Climate change, low and negative interest rates, technological evolution, demographic shifts, geopolitics and water security are leading risks for investors. For example, in relation to climate change, investors need to consider the physical risks associated with climate change and how they could adversely impact assets. These include the risk of stranded assets as a result of the transition to a low-carbon economy. Additionally, technological evolution provides many potentially attractive investment opportunities, but investors need to have the organizational culture and resources to take advantage of them.
While investors know there are many issues to tackle across all of these trends, many are challenged by how to go about it.
To try to mitigate the major risks that investors face from these systemic trends, institutional investors need to scrutinize, adapt and adjust their portfolios and capture potential opportunities to pursue attractive returns. Yet, Mercer research shows that many institutional investors have made only some or limited progress on most of these trends.
As a starting point, it is vital for investors to have visibility into how they can amend their approaches so they can begin to align with what they believe are best practices and be in a better position to plan for the unexpected.
A Framework for Investment Decisions
A framework for addressing global systemic trends can assist investors in measuring their own progress and comparing it against their peers. Investors can use a framework, like the one below, alongside case studies, to help them determine: “Are we still in development mode in addressing these systemic trends? What can we do to be more like the investors that are leading the way?”
Advanced Investors Share Certain Traits
The answers to such questions help asset owners understand and address gaps in how they address systemic trends. Asset owners who are advanced in this process often have several traits in common, including diversity of thought, commitment to strategic vision and a willingness to collaborate. They also integrate global systemic trends into their strategic decision-making processes — a complex but worthwhile effort.
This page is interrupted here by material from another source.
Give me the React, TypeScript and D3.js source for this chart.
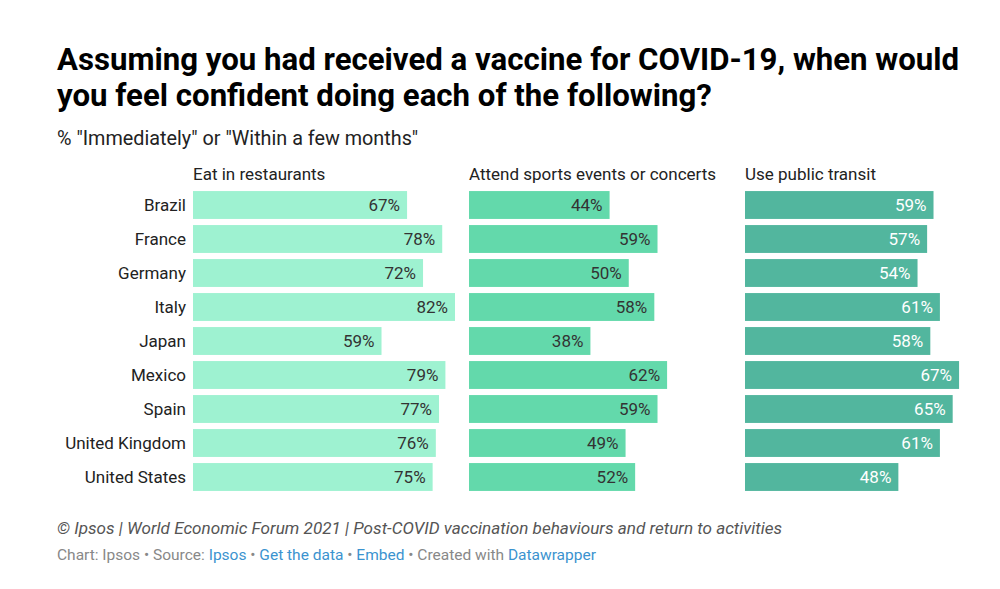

6 Traits of an ‘Advanced’ Investor
Advanced investors value:
- Diversity of thought: embracing cognitive diversity and drawing on varied experiences and specialized expertise to access insightful perspectives.
- Accurate self-assessment: having the courage to hold up a mirror to the organization — an ability and willingness to draw from internal and external stakeholders to understand and address organizational shortcomings.
- Commitment to strategic vision: sharing the belief that taking action today on factors that affect the portfolio over the long term will result in enhanced risk-adjusted returns.
- Commitment to transparency: clearly communicating to stakeholders from the board and senior leadership regarding beliefs, vision and objectives so that stakeholders align and contribute toward goal fulfilment.
- Culture of innovation: prioritizing developing new expertise, questioning existing norms and exploring emerging investment themes and processes.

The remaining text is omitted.